El irrepetible López-Nussa

Virginia Alberdi Benítez
4/8/2016

El centenario del nacimiento de Leonel López-Nussa nos pone de cara a una conmemoración de doble significado: de una parte, restituye y revitaliza el legado de una personalidad que se movió en diversos ámbitos de la cultura cubana, y de otra, alerta acerca de la necesidad de revisar, cuidadosamente, la cronología interpretativa del arte insular, para evitar vacíos y paréntesis que con el tiempo y la desmemoria tienden a acentuarse.

Vayamos a lo primero. López-Nussa fue un creador múltiple y cada uno de los espacios que cultivó dejó una impronta de calidades evidentes. Como dibujante, marcó una huella muy especial en la ilustración y la viñeta.

López-Nussa fue un creador múltiple y cada uno de los espacios que cultivó dejó una impronta de calidades evidentes.

Precisamente condensó esa experiencia en una obra original, El dibujo (Ediciones Revolución, 1964), en la que no solo mostró su agudeza y habilidad en esa manifestación, sino también reflexionó sobre ella.

Poseía una asombrosa facilidad para hacer vibrar la línea, descomponerla, agruparla, y amoldarla a los más diversos temas, con un poder de síntesis que fue decantándose en el tiempo.

Él mismo definió su filosofía como dibujante, al decir: “El dibujo está por encima de todas las teorías. Es algo que se hace y se rehace constantemente, que fluye, que se contradice, que nunca es el mismo. Cuando un dibujante comienza a sombrear sus dibujos, es porque ya no puede crearlos”.


Fotos: Cortesía Krysia López-Nussa
 

Sin embargo, López-Nussa saltó del dibujo al grabado y la pintura sin dejar de ser dibujante, es decir, sin negar la línea como posibilidad constructiva aun en aquellos casos en que pareciera alejarse de aquel. Para probar esta afirmación basta con acercarse al grabado en metal de 1975, La Bella es la Bestia, en el que la mancha, de talante expresionista, se sostiene, a fin de cuentas, sobre la línea. Y no puede olvidarse el formidable retrato al óleo que hizo sobre su amigo Samuel Feijóo en 1986, en el que un estallido de colores que recuerda la exuberancia fauvista solo es posible porque detrás y delante del delirio cromático está el dibujo.


 

Poseía una asombrosa facilidad para hacer vibrar la línea, descomponerla, agruparla, y amoldarla a los más diversos temas, con un poder de síntesis que fue decantándose en el tiempo.

En este centenario ha sido importante ver la pintura de López-Nussa, curada por el crítico de arte Nelson Herrera Ysla con los aportes de Krysia, en la Galería El Reino de Este Mundo, de la Biblioteca Nacional José Martí.

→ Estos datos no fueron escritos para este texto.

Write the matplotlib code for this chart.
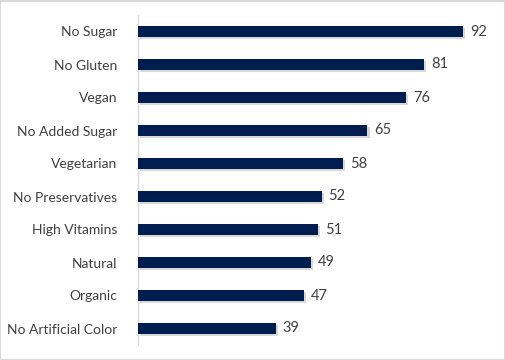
import matplotlib
matplotlib.use("Agg")
import matplotlib.pyplot as plt
import matplotlib.patheffects as pe

categories = ["No Sugar", "No Gluten", "Vegan", "No Added Sugar", "Vegetarian",
              "No Preservatives", "High Vitamins", "Natural", "Organic", "No Artificial Color"]
values = [92, 81, 76, 65, 58, 52, 51, 49, 47, 39]

plt.rcParams['font.family'] = ['Lato', 'DejaVu Sans']

fig = plt.figure(figsize=(5.06, 3.6), dpi=100)
ax = fig.add_axes([138/506, 15/360, (491-138)/506, (345-15)/360])

ypos = list(range(len(categories)))
bars = ax.barh(ypos, values, height=0.34, color="#001D4F", zorder=3)
for b in bars:
    b.set_path_effects([pe.SimplePatchShadow(offset=(1.5, -1.5), shadow_rgbFace="#808080", alpha=0.3), pe.Normal()])

for y, v in zip(ypos, values):
    ax.text(v + 2.0, y, str(v), va="center", ha="left", fontsize=10.5, color="#404040")

ax.set_ylim(len(categories) - 0.5, -0.5)
ax.set_xlim(0, 100)
ax.set_yticks(ypos)
ax.set_yticklabels(categories, fontsize=10, color="#404040")
ax.tick_params(axis='y', length=0, pad=15)
ax.set_xticks([])
for s in ["top", "right", "bottom"]:
    ax.spines[s].set_visible(False)
ax.spines["left"].set_color("#d9d9d9")
ax.spines["left"].set_linewidth(1)

fig.patches.append(plt.Rectangle((0.5/506, 0.5/360), 505/506, 359/360, transform=fig.transFigure,
                                 fill=False, edgecolor="#d9d9d9", linewidth=1.5))

fig.savefig("out.png", dpi=100)
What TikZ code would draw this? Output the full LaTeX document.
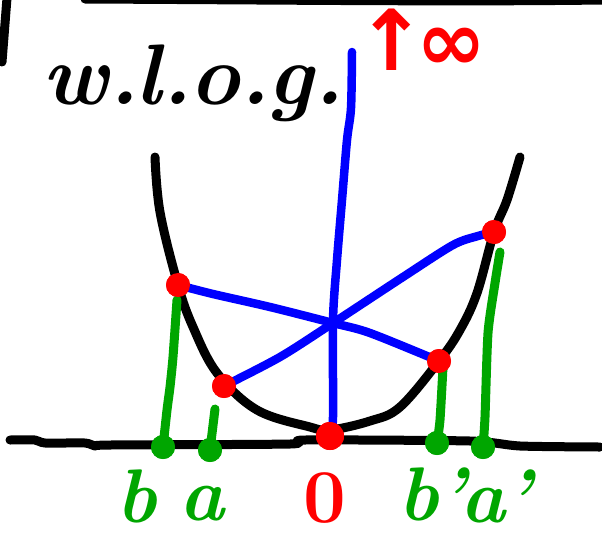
\documentclass[tikz,border=0pt]{standalone}
\usepackage{fontspec}
\usepackage{graphicx}
\newfontfamily\symfont{DejaVu Sans}
\definecolor{hblue}{RGB}{0,0,255}
\definecolor{hred}{RGB}{255,0,0}
\definecolor{hgreen}{RGB}{0,166,0}
\begin{document}
\begin{tikzpicture}[x=1pt,y=-1pt,line cap=round,line join=round,
  blackpen/.style={line width=9pt,black},
  bluepen/.style={line width=8.5pt,hblue},
  greenpen/.style={line width=9pt,hgreen},
  reddot/.style={circle,fill=hred,inner sep=0pt,minimum size=24pt},
  greendot/.style={circle,fill=hgreen,inner sep=0pt,minimum size=24pt},
  lbl/.style={inner sep=0pt,anchor=base,font=\fontsize{76}{76}\selectfont\bfseries\itshape},
  hand/.style={inner sep=0pt,font=\fontsize{86}{86}\selectfont\bfseries\itshape}]
\useasboundingbox (0,0) rectangle (602,539);
\fill[white] (0,0) rectangle (602,539);
% frame fragments
\coordinate (tl1) at (85,-1);
\coordinate (tl2) at (602,0);
\draw[blackpen] (tl1) .. controls (300,0) and (450,2) .. (tl2);
\coordinate (lv1) at (7,-2);
\coordinate (lv2) at (2,62);
\draw[blackpen] (lv1) -- (lv2);
% title
\node[hand,anchor=base west] (wlog) at (42,104) {w.\kern-3pt l.\kern-3pt o.\kern-3pt g.};
% infinity mark
\node[inner sep=0pt,text=hred,anchor=base west] (inf) at (356,70) {\symfont\bfseries\fontsize{84}{84}\selectfont ↑\kern-10pt∞};
% axis
\coordinate (ax1) at (10,440);
\coordinate (ax2) at (600,447);
\draw[blackpen] plot[smooth,tension=0.4] coordinates {(ax1) (35,440) (45,443) (85,443) (95,446) (110,445) (290,444) (305,440) (470,441) (520,446) (ax2)};
% points
\node[reddot] (P) at (178,285) {};
\node[reddot] (Q) at (224,386) {};
\node[reddot] (R) at (439,361) {};
\node[reddot] (S) at (494,232) {};
\node[reddot,minimum size=28pt] (O) at (330,436) {};
\node[greendot] (gb) at (163,447) {};
\node[greendot] (ga) at (210,450) {};
\node[greendot] (gbp) at (437,443) {};
\node[greendot] (gap) at (483,447) {};
% parabola
\coordinate (c1) at (155,157);
\coordinate (c2) at (520,157);
\draw[blackpen] plot[smooth,tension=0.6] coordinates {(c1) (160,212) (178,285) (193,327) (217,373) (257,410) (310,427) (330,430) (370,421) (400,407) (439,361) (460,330) (477,293) (494,232) (507,200) (c2)};
% blue lines
\coordinate (X) at (333,323);
\coordinate (btop) at (352,52);
\draw[bluepen] plot[smooth,tension=0.5] coordinates {(btop) (351,108) (347,140) (342,200) (337,260) (333,320) (333,417) (O.center)};
\draw[bluepen] plot[smooth,tension=0.5] coordinates {(P.center) (213,294) (270,307) (X) (370,333) (R.center)};
\draw[bluepen] plot[smooth,tension=0.5] coordinates {(Q.center) (280,357) (X) (403,277) (453,245) (478,236) (S.center)};
% green lines
\coordinate (g1t) at (177,300);
\draw[greenpen] plot[smooth,tension=0.4] coordinates {(g1t) (173,357) (170,387) (167,410) (gb.center)};
\coordinate (g2t) at (215,409);
\draw[greenpen] (g2t) -- (ga.center);
\coordinate (g3t) at (443,367);
\draw[greenpen] plot[smooth,tension=0.4] coordinates {(g3t) (440,420) (gbp.center)};
\coordinate (g4t) at (500,252);
\draw[greenpen] plot[smooth,tension=0.4] coordinates {(g4t) (495,283) (488,333) (485,417) (gap.center)};
% dots on top
\fill[hred] (P) circle (12);
\fill[hred] (Q) circle (12);
\fill[hred] (R) circle (12);
\fill[hred] (S) circle (12);
\fill[hred] (O) circle (14);
\fill[hgreen] (gb) circle (12);
\fill[hgreen] (ga) circle (12);
\fill[hgreen] (gbp) circle (12);
\fill[hgreen] (gap) circle (12);
% labels
\node[lbl,text=hgreen] (lb) at (137,522) {b};
\node[lbl,text=hgreen] (la) at (202,520) {a};
\node[lbl,text=hred,font=\fontsize{76}{76}\selectfont\bfseries] (l0) at (325,522) {0};
\node[lbl,text=hgreen] (lbp) at (432,520) {b'};
\node[lbl,text=hgreen] (lap) at (496,522) {a'};
\end{tikzpicture}
\end{document}
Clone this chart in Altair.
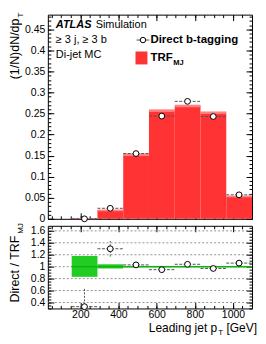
import altair as alt
import pandas as pd

# ---------------- data ----------------
bin_lo = [155, 290, 425, 560, 695, 830, 965]
bin_hi = [290, 425, 560, 695, 830, 965, 1100]
bin_mid = [222, 357, 492, 627, 762, 897, 1032]

trf = [0.001, 0.020, 0.152, 0.257, 0.268, 0.252, 0.053]
trf_err = [0.001, 0.002, 0.003, 0.003, 0.003, 0.003, 0.002]

direct = [0.0, 0.025, 0.155, 0.244, 0.279, 0.243, 0.057]
direct_err = [0.001, 0.003, 0.003, 0.006, 0.006, 0.006, 0.003]

ratio = [0.33, 1.30, 1.03, 0.95, 1.04, 0.97, 1.06]
ratio_err = [0.32, 0.13, 0.02, 0.02, 0.02, 0.02, 0.03]

band_lo = [0.83, 0.97, 0.99, 0.99, 0.99, 0.99, 0.99]
band_hi = [1.18, 1.04, 1.01, 1.01, 1.01, 1.01, 1.01]

x_major = [200, 400, 600, 800, 1000]
x_minor = [50 * i for i in range(1, 22)]
y_top_major = [0, 0.05, 0.1, 0.15, 0.2, 0.25, 0.3, 0.35, 0.4, 0.45]
y_top_minor = [i / 100 for i in range(0, 49)]
y_bot_major = [0.4, 0.6, 0.8, 1, 1.2, 1.4, 1.6]
y_bot_minor = [0.3 + 0.05 * i for i in range(0, 28)]

# ---------------- styling ----------------
FONT = "Liberation Sans"
W, HT, HB = 205, 205, 83
RED = "#ff3333"
LRED = "#ff8080"
GREEN = "#22cc22"
DGREEN = "#12b012"
ERR = "#555555"

df = pd.DataFrame(dict(lo=bin_lo, hi=bin_hi, mid=bin_mid, trf=trf, trf_err=trf_err,
                       direct=direct, direct_err=direct_err, ratio=ratio,
                       ratio_err=ratio_err, blo=band_lo, bhi=band_hi))
df["zero"] = 0.0
df["one"] = 1.0
df["trf_lo"] = df.trf - df.trf_err
df["trf_hi"] = df.trf + df.trf_err
df["d_lo"] = df.direct - df.direct_err
df["d_hi"] = df.direct + df.direct_err
df["r_lo"] = df.ratio - df.ratio_err
df["r_hi"] = df.ratio + df.ratio_err


def ax(orient, values, size, labels=False, pad=3):
    kw = dict(orient=orient, values=values, tickSize=size, offset=-size, domain=False,
              grid=False, ticks=True, tickColor="black", tickWidth=1, labels=labels,
              title=None)
    if labels:
        kw.update(labelFont=FONT, labelFontSize=10.5, labelColor="black", labelPadding=pad,
                  labelOverlap=False, labelFlush=False,
                  labelExpr="format(datum.value, '~g')")
    return alt.Axis(**kw)


def txt(s, x, y, size=11, weight="normal", style="normal", align="left", angle=0,
        baseline="middle"):
    return alt.Chart(alt.Data(values=[{}])).mark_text(
        text=s, font=FONT, fontSize=size, fontWeight=weight, fontStyle=style,
        align=align, baseline=baseline, angle=angle, color="black"
    ).encode(x=alt.value(x), y=alt.value(y))


one = alt.Data(values=[{}])

# ---------------- top panel ----------------
xs_t = alt.Scale(domain=[30, 1100], nice=False, zero=False)
ys_t = alt.Scale(domain=[0, 0.485], nice=False, zero=False)
bt = alt.Chart(df)

bars = bt.mark_rect(color=RED).encode(
    x=alt.X("lo:Q", scale=xs_t, axis=ax("bottom", x_major, 6)), x2="hi",
    y=alt.Y("trf:Q", scale=ys_t, axis=ax("left", y_top_major, 6, labels=True)), y2="zero")
bars_err = bt.mark_rect(color=LRED).encode(
    x=alt.X("lo:Q", scale=xs_t, axis=ax("bottom", x_minor, 3)), x2="hi",
    y=alt.Y("trf_lo:Q", scale=ys_t, axis=ax("left", y_top_minor, 3)), y2="trf_hi")
d_h = bt.mark_rule(color=ERR, strokeDash=[3, 1.5], strokeWidth=1).encode(
    x=alt.X("lo:Q", scale=xs_t, axis=ax("top", x_major, 6)), x2="hi",
    y=alt.Y("direct:Q", scale=ys_t, axis=ax("right", y_top_major, 6)))
d_v = bt.mark_rule(color=ERR, strokeWidth=1).encode(
    x=alt.X("mid:Q", scale=xs_t, axis=ax("top", x_minor, 3)),
    y=alt.Y("d_lo:Q", scale=ys_t, axis=ax("right", y_top_minor, 3)), y2="d_hi")
d_pt = bt.mark_point(shape="circle", filled=True, fill="white", stroke="black",
                     strokeWidth=1, size=34, opacity=1).encode(
    x=alt.X("mid:Q", scale=xs_t, axis=None),
    y=alt.Y("direct:Q", scale=ys_t, axis=None))

leg_line = alt.Chart(one).mark_rule(color=ERR, strokeWidth=1).encode(
    x=alt.value(89), x2=alt.value(102), y=alt.value(25.5))
leg_pt = alt.Chart(one).mark_point(shape="circle", filled=True, fill="white",
                                   stroke="black", strokeWidth=1, size=30, opacity=1).encode(
    x=alt.value(95.5), y=alt.value(25.5))
leg_box = alt.Chart(one).mark_rect(color=RED).encode(
    x=alt.value(88), x2=alt.value(100), y=alt.value(37), y2=alt.value(50))

top = alt.layer(
    bars, bars_err, d_h, d_v, d_pt,
    leg_line, leg_pt, leg_box,
    txt("ATLAS", 8, 10, size=11, weight="bold", style="italic"),
    txt("Simulation", 48, 10, size=11),
    txt("\u2265 3 j, \u2265 3 b", 8, 25.5, size=11),
    txt("Di-jet MC", 8, 40.5, size=11),
    txt("Direct b-tagging", 103, 25.5, size=11.5, weight="bold"),
    txt("TRF", 103, 44, size=11.5, weight="bold"),
    txt("MJ", 126, 48.5, size=7.5, weight="bold"),
    txt("(1/N)dN/dp", -33, 65, size=12.5, angle=270, align="left"),
    txt("T", -27, 3, size=8, angle=270, align="left"),
).resolve_axis(x="independent", y="independent").properties(width=W, height=HT)

# ---------------- bottom panel ----------------
xs_b = alt.Scale(domain=[30, 1100], nice=False, zero=False)
ys_b = alt.Scale(domain=[0.3, 1.685], nice=False, zero=False)
bb = alt.Chart(df)

grid = alt.Chart(pd.DataFrame({"g": y_bot_major})).mark_rule(
    color="#777777", strokeDash=[2, 2], strokeWidth=0.8).encode(
    y=alt.Y("g:Q", scale=ys_b, axis=ax("left", y_bot_major, 6, labels=True)))
band = bb.mark_rect(color=GREEN).encode(
    x=alt.X("lo:Q", scale=xs_b, axis=ax("bottom", x_major, 6, labels=True, pad=1)), x2="hi",
    y=alt.Y("blo:Q", scale=ys_b, axis=ax("left", y_bot_minor, 3)), y2="bhi")
cline = bb.mark_rule(color=DGREEN, strokeWidth=1.5).encode(
    x=alt.X("lo:Q", scale=xs_b, axis=ax("bottom", x_minor, 3)), x2="hi",
    y=alt.Y("one:Q", scale=ys_b, axis=ax("right", y_bot_major, 6)))
r_h = bb.mark_rule(color=ERR, strokeDash=[3, 1.5], strokeWidth=1).encode(
    x=alt.X("lo:Q", scale=xs_b, axis=ax("top", x_major, 6)), x2="hi",
    y=alt.Y("ratio:Q", scale=ys_b, axis=ax("right", y_bot_minor, 3)))
r_v = bb.mark_rule(color=ERR, strokeDash=[2, 1.5], strokeWidth=1, clip=True).encode(
    x=alt.X("mid:Q", scale=xs_b, axis=ax("top", x_minor, 3)),
    y=alt.Y("r_lo:Q", scale=ys_b, axis=None), y2="r_hi")
r_pt = bb.mark_point(shape="circle", filled=True, fill="white", stroke="black",
                     strokeWidth=1, size=34, opacity=1).encode(
    x=alt.X("mid:Q", scale=xs_b, axis=None),
    y=alt.Y("ratio:Q", scale=ys_b, axis=None))

bottom = alt.layer(
    grid, band, cline, r_h, r_v, r_pt,
    txt("Direct / TRF", -33, 77, size=12.5, angle=270, align="left"),
    txt("MJ", -27, 8, size=8, angle=270, align="left"),
    txt("Leading jet p", 170, 106.5, size=12, align="right", baseline="alphabetic"),
    txt("T", 171, 109.5, size=8, align="left", baseline="alphabetic"),
    txt("[GeV]", 210, 106.5, size=12, align="right", baseline="alphabetic"),
).resolve_axis(x="independent", y="independent").properties(width=W, height=HB)

chart = alt.vconcat(top, bottom, spacing=7, bounds="flush").configure_view(
    stroke="black", strokeWidth=1
).properties(
    padding={"left": 0, "top": 3, "right": 0, "bottom": 0},
    background="white",
)

chart.save("out.html", embed_options={"renderer": "svg", "actions": False})
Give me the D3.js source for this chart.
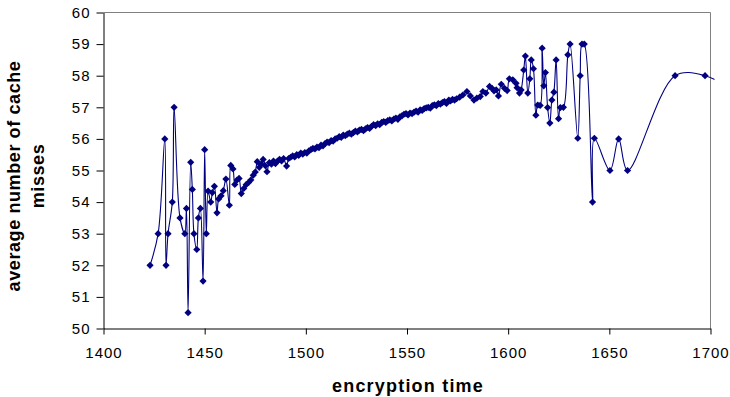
<!DOCTYPE html>
<html>
<head>
<meta charset="utf-8">
<script src="https://cdn.jsdelivr.net/npm/d3@7"></script>
<style>
  html, body { margin: 0; padding: 0; background: #fff; }
  svg { display: block; font-family: "Liberation Sans", Arial, sans-serif; }
</style>
</head>
<body>
<div id="chart"></div>
<script>
// encryption time (x)
const times = [
  1423, 1427, 1430.3, 1430.9, 1431.9, 1434.0, 1434.9, 1437.8, 1440.2, 1441.0,
  1441.8, 1443.1, 1443.9, 1444.7, 1446.1, 1446.9, 1447.9, 1449.2, 1450.0, 1450.8,
  1451.7, 1453.0, 1453.8, 1454.8, 1456.1, 1456.9, 1458.1, 1459.2, 1460.5, 1462.2,
  1462.9, 1464.0, 1464.9, 1466.0, 1467.0, 1468.1, 1469.3, 1470.5, 1471.7, 1472.8,
  1474.0, 1475.0, 1476.0, 1477.0, 1478.0, 1478.9, 1480.0, 1480.8, 1482.0, 1483.0,
  1484.0, 1485.0, 1486.0, 1487.0, 1488.0, 1489.0, 1490.5, 1491.5, 1492.5, 1493.5,
  1494.5, 1495.5, 1496.5, 1497.5, 1498.5, 1499.5, 1500.5, 1501.5, 1502.5, 1503.5,
  1504.5, 1505.5, 1506.5, 1507.5, 1508.5, 1509.5, 1510.5, 1511.5, 1512.5, 1513.5,
  1514.5, 1515.5, 1516.5, 1517.5, 1518.5, 1519.5, 1520.5, 1521.5, 1522.5, 1523.5,
  1524.5, 1525.5, 1526.5, 1527.5, 1528.5, 1529.5, 1530.5, 1531.5, 1532.5, 1533.5,
  1534.5, 1535.5, 1536.5, 1537.5, 1538.5, 1539.5, 1540.5, 1541.5, 1542.5, 1543.5,
  1544.5, 1545.5, 1546.5, 1547.5, 1548.5, 1549.5, 1550.5, 1551.5, 1552.5, 1553.5,
  1554.5, 1555.5, 1556.5, 1557.5, 1558.5, 1559.5, 1560.5, 1561.5, 1562.5, 1563.5,
  1564.5, 1565.5, 1566.5, 1567.5, 1568.5, 1569.5, 1570.7, 1571.5, 1572.5, 1573.5,
  1574.5, 1576.0, 1577.6, 1579.6, 1581.3, 1583.1, 1584.5, 1586.2, 1587.5, 1589.0,
  1590.8, 1592.0, 1593.0, 1594.1, 1595.2, 1596.6, 1598.2, 1599.5, 1600.6, 1602.3,
  1603.9, 1604.4, 1605.6, 1606.4, 1607.7, 1608.5, 1609.7, 1610.7, 1611.4, 1612.5,
  1613.7, 1614.6, 1615.8, 1616.8, 1617.6, 1618.4, 1619.5, 1620.6, 1621.6, 1622.6,
  1623.7, 1624.9, 1625.8, 1627.3, 1629.5, 1630.6, 1634.4, 1635.6, 1636.5, 1637.6,
  1641.7, 1642.6, 1650.3, 1654.6, 1659.0, 1682.5, 1697.3, 1712
];

// average number of cache misses (y)
const misses = [
  52.0, 53.0, 56.0, 52.0, 53.0, 54.0, 57.0, 53.5, 53.0, 53.8,
  50.5, 55.26, 54.4, 53.0, 52.5, 53.5, 53.8, 51.5, 55.66, 53.0,
  54.35, 54.0, 54.3, 54.5, 53.66, 54.1, 54.2, 54.36, 54.73, 53.9,
  55.16, 55.05, 54.56, 54.7, 54.75, 54.27, 54.43, 54.55, 54.62, 54.7,
  54.85, 54.95, 55.28, 55.1, 55.2, 55.35, 55.15, 54.96, 55.25, 55.2,
  55.3, 55.22, 55.3, 55.35, 55.3, 55.38, 55.14, 55.38, 55.42, 55.46,
  55.43, 55.5, 55.48, 55.55, 55.52, 55.57, 55.55, 55.62, 55.66, 55.7,
  55.68, 55.74, 55.72, 55.8, 55.78, 55.85, 55.9, 55.88, 55.95, 55.93,
  56.0, 56.02, 56.07, 56.05, 56.12, 56.1, 56.15, 56.18, 56.15, 56.2,
  56.25, 56.22, 56.28, 56.3, 56.26, 56.32, 56.36, 56.33, 56.4, 56.45,
  56.42, 56.48, 56.45, 56.52, 56.55, 56.52, 56.58, 56.6, 56.57, 56.63,
  56.66, 56.62, 56.7, 56.73, 56.78, 56.8, 56.76, 56.82, 56.8, 56.85,
  56.88, 56.85, 56.92, 56.9, 56.96, 56.98, 57.0, 56.97, 57.05, 57.08,
  57.05, 57.12, 57.1, 57.15, 57.18, 57.12, 57.23, 57.2, 57.25, 57.23,
  57.27, 57.32, 57.39, 57.5, 57.36, 57.23, 57.29, 57.34, 57.5, 57.45,
  57.66, 57.6, 57.52, 57.55, 57.36, 57.73, 57.6, 57.53, 57.9, 57.87,
  57.76, 57.62, 57.45, 57.55, 58.18, 58.62, 57.45, 57.9, 58.5, 58.22,
  56.75, 57.07, 57.06, 58.87, 57.68, 58.1, 56.99, 56.5, 57.23, 57.48,
  58.5, 56.64, 56.99, 57.0, 58.66, 59.0, 56.02, 58.0, 59.0, 59.0,
  54.0, 56.02, 55.0, 56.0, 55.0, 58.0, 58.0, 57.5
];

const xTicks = [1400, 1450, 1500, 1550, 1600, 1650, 1700];
const yTicks = [50, 51, 52, 53, 54, 55, 56, 57, 58, 59, 60];

const width = 730;
const height = 397;
const plot = { left: 103.5, right: 710.5, top: 12.5, bottom: 328.5 };

const data = times.map((t, i) => ({ x: t, y: misses[i] }));

const svg = d3.select('#chart')
  .append('svg')
    .attr('width', width)
    .attr('height', height);

const x = d3.scaleLinear()
  .domain([1400, 1700])
  .range([plot.left, plot.right]);

const y = d3.scaleLinear()
  .domain([50, 60])
  .range([plot.bottom, plot.top]);

// plot area frame (grey top and right)
svg.append('path')
  .attr('d', `M${plot.left},${plot.top}H${plot.right}V${plot.bottom}`)
  .attr('fill', 'none')
  .attr('stroke', '#808080')
  .attr('stroke-width', 1);

// clip the smoothed line a little past the right edge, like the original
svg.append('clipPath')
  .attr('id', 'clip')
  .append('rect')
    .attr('x', plot.left)
    .attr('y', 0)
    .attr('width', plot.right - plot.left + 4)
    .attr('height', plot.bottom);

svg.append('path')
  .datum(data)
  .attr('clip-path', 'url(#clip)')
  .attr('fill', 'none')
  .attr('stroke', '#000080')
  .attr('stroke-width', 1.1)
  .attr('d', d3.line()
    .x((d) => x(d.x))
    .y((d) => y(d.y))
    .curve(d3.curveCatmullRom.alpha(0.5))
  );

// diamond markers
svg.append('g')
  .selectAll('path')
  .data(data.filter((d) => d.x <= 1700))
  .join('path')
    .attr('transform', (d) => `translate(${x(d.x)},${y(d.y)})`)
    .attr('d', 'M0,-3.6L3.6,0L0,3.6L-3.6,0Z')
    .attr('fill', '#000080');

// X axis
const xAxis = svg.append('g')
  .attr('transform', `translate(0,${plot.bottom})`)
  .call(d3.axisBottom(x).tickValues(xTicks).tickFormat(d3.format('d'))
    .tickSize(6).tickSizeOuter(0).tickPadding(13));
xAxis.select('.domain').attr('stroke', '#000');
xAxis.selectAll('line').attr('stroke', '#000');
xAxis.selectAll('text')
  .attr('font-size', 15)
  .attr('letter-spacing', 1)
  .attr('fill', '#000')
  .attr('font-family', '"Liberation Sans", Arial, sans-serif');

// Y axis
const yAxis = svg.append('g')
  .attr('transform', `translate(${plot.left},0)`)
  .call(d3.axisLeft(y).tickValues(yTicks).tickFormat(d3.format('d'))
    .tickSize(7).tickSizeOuter(0).tickPadding(6));
yAxis.select('.domain').attr('stroke', '#000');
yAxis.selectAll('line').attr('stroke', '#000');
yAxis.selectAll('text')
  .attr('font-size', 15)
  .attr('letter-spacing', 1)
  .attr('fill', '#000')
  .attr('font-family', '"Liberation Sans", Arial, sans-serif');

// axis titles
svg.append('text')
  .attr('x', 408)
  .attr('y', 392)
  .attr('text-anchor', 'middle')
  .attr('font-size', 18)
  .attr('font-weight', 'bold')
  .attr('letter-spacing', 1.2)
  .text('encryption time');

const yTitle = svg.append('text')
  .attr('transform', 'translate(0,176) rotate(-90)')
  .attr('text-anchor', 'middle')
  .attr('font-size', 18)
  .attr('font-weight', 'bold')
  .attr('letter-spacing', 0.6);
yTitle.append('tspan').attr('x', 0).attr('y', 20).text('average number of cache');
yTitle.append('tspan').attr('x', 0).attr('y', 44).text('misses');
</script>
</body>
</html>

Allí se pudo observar la dinamitación de fronteras entre géneros y técnicas, así como el tránsito de uno a otro tema o estilo, que conduce a la totalidad de un artista desprejuiciado e ilimitado a la vez.

Lo importante en la obra de este artista está en el modo con que expresó visualmente lo que pensaba y sentía: la ironía, el desenfado, el distanciamiento crítico de las supuestas verdades absolutas, la relativización de la forma, el diálogo inteligente con el ojo avizor. Fue esta una actitud que se reveló en otro de sus oficios, el de crítico de arte. En la prensa periódica cubana, desde las páginas del periódico Hoy, donde también ejerció el juicio cinematográfico (bajo el pseudónimo de Alejo Beltrán), hasta su larga estadía en la revista Bohemia, definió una brújula orientadora mediante la cual le tomó medida al acontecer cotidiano en museos y galerías, y fue más allá, pues estableció criterios estéticos y valoraciones que deben ser revisitados si se quiere tener una visión incisiva de las artes plásticas cubanas en su devenir. Ese ejercicio le valió el Premio de Crítica de Arte Guy Pérez Cisneros por la obra de la vida.


 

López-Nussa no comulgó con capilla ni se dejó arrastrar por las corrientes de moda. Fue un hijo de la modernidad insular y, al mismo tiempo, uno de sus críticos más contumaces. De ahí que a cien años de su nacimiento siga siendo, desde el lienzo, la cartulina o la letra impresa, una voz contra la quietud y la inercia.